Directive
Your task is to repeat all of the data exactly while excluding the pictures.

Source material
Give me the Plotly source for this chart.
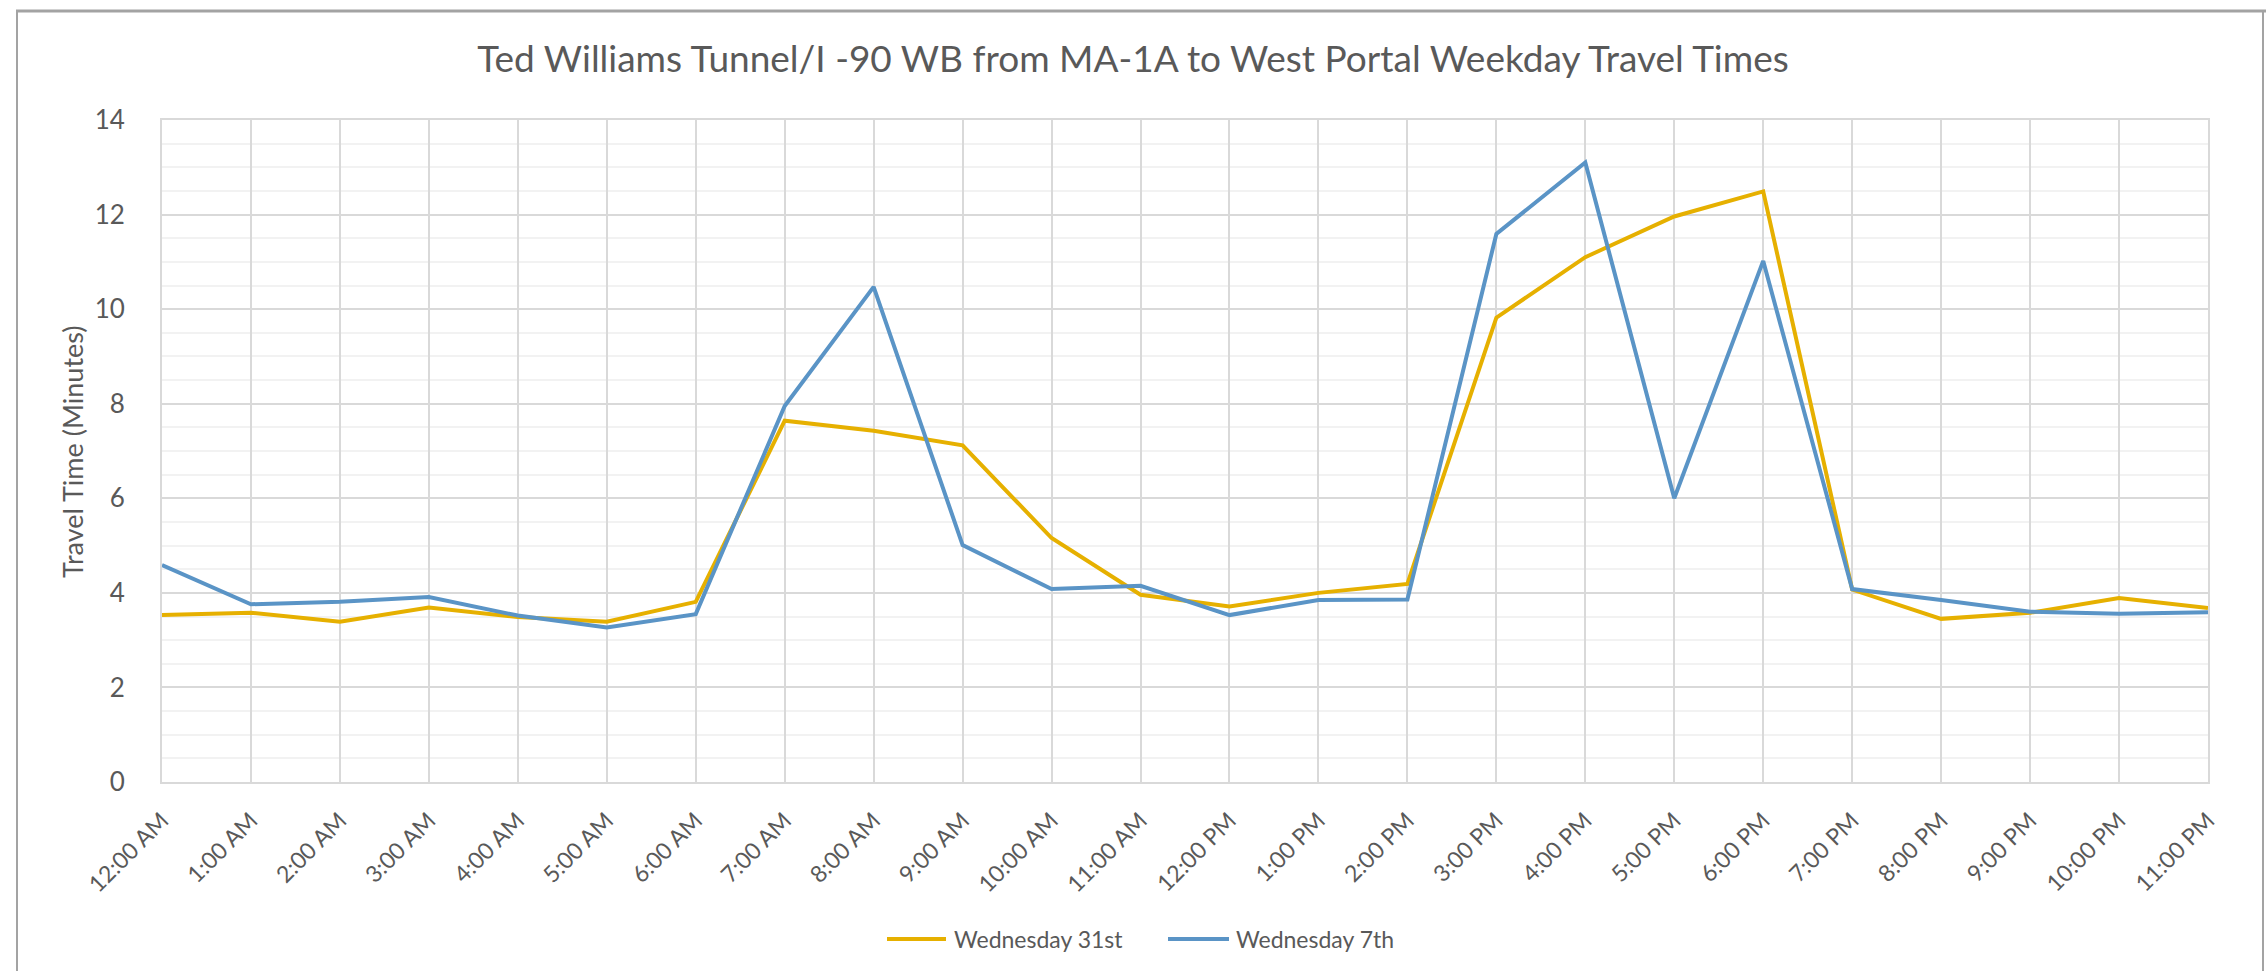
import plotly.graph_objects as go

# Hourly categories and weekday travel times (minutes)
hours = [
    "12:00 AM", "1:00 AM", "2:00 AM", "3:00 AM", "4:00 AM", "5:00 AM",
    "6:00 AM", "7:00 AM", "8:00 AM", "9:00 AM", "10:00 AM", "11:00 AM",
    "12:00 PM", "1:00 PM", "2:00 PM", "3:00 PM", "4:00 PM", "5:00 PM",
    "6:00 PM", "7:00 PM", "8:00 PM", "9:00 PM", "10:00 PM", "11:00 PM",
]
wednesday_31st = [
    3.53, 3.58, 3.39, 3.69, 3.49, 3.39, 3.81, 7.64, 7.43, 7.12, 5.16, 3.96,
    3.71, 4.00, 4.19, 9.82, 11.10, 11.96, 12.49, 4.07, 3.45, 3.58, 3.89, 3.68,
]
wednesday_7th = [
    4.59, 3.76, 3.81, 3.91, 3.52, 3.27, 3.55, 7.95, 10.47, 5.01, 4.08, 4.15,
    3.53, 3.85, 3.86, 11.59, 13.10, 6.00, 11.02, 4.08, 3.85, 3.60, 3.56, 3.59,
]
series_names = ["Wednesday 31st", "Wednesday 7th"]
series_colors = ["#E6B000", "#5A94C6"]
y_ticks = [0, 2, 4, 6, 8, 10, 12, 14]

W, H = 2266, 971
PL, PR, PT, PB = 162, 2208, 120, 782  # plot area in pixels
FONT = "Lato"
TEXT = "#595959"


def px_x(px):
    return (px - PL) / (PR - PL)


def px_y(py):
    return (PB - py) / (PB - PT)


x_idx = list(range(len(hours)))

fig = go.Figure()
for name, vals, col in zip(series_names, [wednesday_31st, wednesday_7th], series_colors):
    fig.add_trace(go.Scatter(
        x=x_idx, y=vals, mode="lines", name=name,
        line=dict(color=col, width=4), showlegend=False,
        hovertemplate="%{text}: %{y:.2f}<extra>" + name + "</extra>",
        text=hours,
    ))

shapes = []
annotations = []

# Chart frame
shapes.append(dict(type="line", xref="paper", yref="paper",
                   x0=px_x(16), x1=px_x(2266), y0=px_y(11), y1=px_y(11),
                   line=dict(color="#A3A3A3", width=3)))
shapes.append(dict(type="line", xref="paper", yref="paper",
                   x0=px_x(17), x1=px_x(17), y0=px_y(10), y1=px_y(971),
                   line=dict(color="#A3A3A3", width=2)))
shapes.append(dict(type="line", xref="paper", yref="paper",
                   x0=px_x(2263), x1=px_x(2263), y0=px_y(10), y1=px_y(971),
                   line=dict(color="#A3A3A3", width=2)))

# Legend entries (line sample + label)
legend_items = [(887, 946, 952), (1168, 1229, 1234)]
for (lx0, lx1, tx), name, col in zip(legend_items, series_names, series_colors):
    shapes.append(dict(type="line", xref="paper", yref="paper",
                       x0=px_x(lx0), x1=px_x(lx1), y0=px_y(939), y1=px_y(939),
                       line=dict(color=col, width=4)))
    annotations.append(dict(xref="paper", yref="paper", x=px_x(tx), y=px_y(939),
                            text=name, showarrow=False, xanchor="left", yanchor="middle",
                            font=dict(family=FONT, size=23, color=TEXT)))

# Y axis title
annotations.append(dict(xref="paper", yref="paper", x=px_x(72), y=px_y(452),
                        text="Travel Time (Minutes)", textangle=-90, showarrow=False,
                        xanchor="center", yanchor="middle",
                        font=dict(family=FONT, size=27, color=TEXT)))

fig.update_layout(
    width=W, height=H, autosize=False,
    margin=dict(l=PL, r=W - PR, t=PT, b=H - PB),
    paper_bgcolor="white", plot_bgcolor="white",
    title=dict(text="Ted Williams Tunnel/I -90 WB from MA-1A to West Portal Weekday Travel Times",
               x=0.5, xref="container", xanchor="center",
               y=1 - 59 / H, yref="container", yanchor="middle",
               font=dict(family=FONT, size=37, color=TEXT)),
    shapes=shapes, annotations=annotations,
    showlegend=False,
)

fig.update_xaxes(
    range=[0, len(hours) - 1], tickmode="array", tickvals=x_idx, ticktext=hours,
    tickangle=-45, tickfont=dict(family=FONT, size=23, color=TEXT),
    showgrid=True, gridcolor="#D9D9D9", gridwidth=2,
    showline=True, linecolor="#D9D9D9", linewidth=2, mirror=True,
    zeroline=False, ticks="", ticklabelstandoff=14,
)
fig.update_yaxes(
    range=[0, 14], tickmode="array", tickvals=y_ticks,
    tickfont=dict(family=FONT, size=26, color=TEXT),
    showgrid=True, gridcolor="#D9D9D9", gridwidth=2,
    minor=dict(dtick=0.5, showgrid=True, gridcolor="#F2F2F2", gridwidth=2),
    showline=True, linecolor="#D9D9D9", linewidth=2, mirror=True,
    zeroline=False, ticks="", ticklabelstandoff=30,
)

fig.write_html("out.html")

Answer in full
Give me the Plotly source for this chart.
import plotly.graph_objects as go

# Hourly categories and weekday travel times (minutes)
hours = [
    "12:00 AM", "1:00 AM", "2:00 AM", "3:00 AM", "4:00 AM", "5:00 AM",
    "6:00 AM", "7:00 AM", "8:00 AM", "9:00 AM", "10:00 AM", "11:00 AM",
    "12:00 PM", "1:00 PM", "2:00 PM", "3:00 PM", "4:00 PM", "5:00 PM",
    "6:00 PM", "7:00 PM", "8:00 PM", "9:00 PM", "10:00 PM", "11:00 PM",
]
wednesday_31st = [
    3.53, 3.58, 3.39, 3.69, 3.49, 3.39, 3.81, 7.64, 7.43, 7.12, 5.16, 3.96,
    3.71, 4.00, 4.19, 9.82, 11.10, 11.96, 12.49, 4.07, 3.45, 3.58, 3.89, 3.68,
]
wednesday_7th = [
    4.59, 3.76, 3.81, 3.91, 3.52, 3.27, 3.55, 7.95, 10.47, 5.01, 4.08, 4.15,
    3.53, 3.85, 3.86, 11.59, 13.10, 6.00, 11.02, 4.08, 3.85, 3.60, 3.56, 3.59,
]
series_names = ["Wednesday 31st", "Wednesday 7th"]
series_colors = ["#E6B000", "#5A94C6"]
y_ticks = [0, 2, 4, 6, 8, 10, 12, 14]

W, H = 2266, 971
PL, PR, PT, PB = 162, 2208, 120, 782  # plot area in pixels
FONT = "Lato"
TEXT = "#595959"


def px_x(px):
    return (px - PL) / (PR - PL)


def px_y(py):
    return (PB - py) / (PB - PT)


x_idx = list(range(len(hours)))

fig = go.Figure()
for name, vals, col in zip(series_names, [wednesday_31st, wednesday_7th], series_colors):
    fig.add_trace(go.Scatter(
        x=x_idx, y=vals, mode="lines", name=name,
        line=dict(color=col, width=4), showlegend=False,
        hovertemplate="%{text}: %{y:.2f}<extra>" + name + "</extra>",
        text=hours,
    ))

shapes = []
annotations = []

# Chart frame
shapes.append(dict(type="line", xref="paper", yref="paper",
                   x0=px_x(16), x1=px_x(2266), y0=px_y(11), y1=px_y(11),
                   line=dict(color="#A3A3A3", width=3)))
shapes.append(dict(type="line", xref="paper", yref="paper",
                   x0=px_x(17), x1=px_x(17), y0=px_y(10), y1=px_y(971),
                   line=dict(color="#A3A3A3", width=2)))
shapes.append(dict(type="line", xref="paper", yref="paper",
                   x0=px_x(2263), x1=px_x(2263), y0=px_y(10), y1=px_y(971),
                   line=dict(color="#A3A3A3", width=2)))

# Legend entries (line sample + label)
legend_items = [(887, 946, 952), (1168, 1229, 1234)]
for (lx0, lx1, tx), name, col in zip(legend_items, series_names, series_colors):
    shapes.append(dict(type="line", xref="paper", yref="paper",
                       x0=px_x(lx0), x1=px_x(lx1), y0=px_y(939), y1=px_y(939),
                       line=dict(color=col, width=4)))
    annotations.append(dict(xref="paper", yref="paper", x=px_x(tx), y=px_y(939),
                            text=name, showarrow=False, xanchor="left", yanchor="middle",
                            font=dict(family=FONT, size=23, color=TEXT)))

# Y axis title
annotations.append(dict(xref="paper", yref="paper", x=px_x(72), y=px_y(452),
                        text="Travel Time (Minutes)", textangle=-90, showarrow=False,
                        xanchor="center", yanchor="middle",
                        font=dict(family=FONT, size=27, color=TEXT)))

fig.update_layout(
    width=W, height=H, autosize=False,
    margin=dict(l=PL, r=W - PR, t=PT, b=H - PB),
    paper_bgcolor="white", plot_bgcolor="white",
    title=dict(text="Ted Williams Tunnel/I -90 WB from MA-1A to West Portal Weekday Travel Times",
               x=0.5, xref="container", xanchor="center",
               y=1 - 59 / H, yref="container", yanchor="middle",
               font=dict(family=FONT, size=37, color=TEXT)),
    shapes=shapes, annotations=annotations,
    showlegend=False,
)

fig.update_xaxes(
    range=[0, len(hours) - 1], tickmode="array", tickvals=x_idx, ticktext=hours,
    tickangle=-45, tickfont=dict(family=FONT, size=23, color=TEXT),
    showgrid=True, gridcolor="#D9D9D9", gridwidth=2,
    showline=True, linecolor="#D9D9D9", linewidth=2, mirror=True,
    zeroline=False, ticks="", ticklabelstandoff=14,
)
fig.update_yaxes(
    range=[0, 14], tickmode="array", tickvals=y_ticks,
    tickfont=dict(family=FONT, size=26, color=TEXT),
    showgrid=True, gridcolor="#D9D9D9", gridwidth=2,
    minor=dict(dtick=0.5, showgrid=True, gridcolor="#F2F2F2", gridwidth=2),
    showline=True, linecolor="#D9D9D9", linewidth=2, mirror=True,
    zeroline=False, ticks="", ticklabelstandoff=30,
)

fig.write_html("out.html")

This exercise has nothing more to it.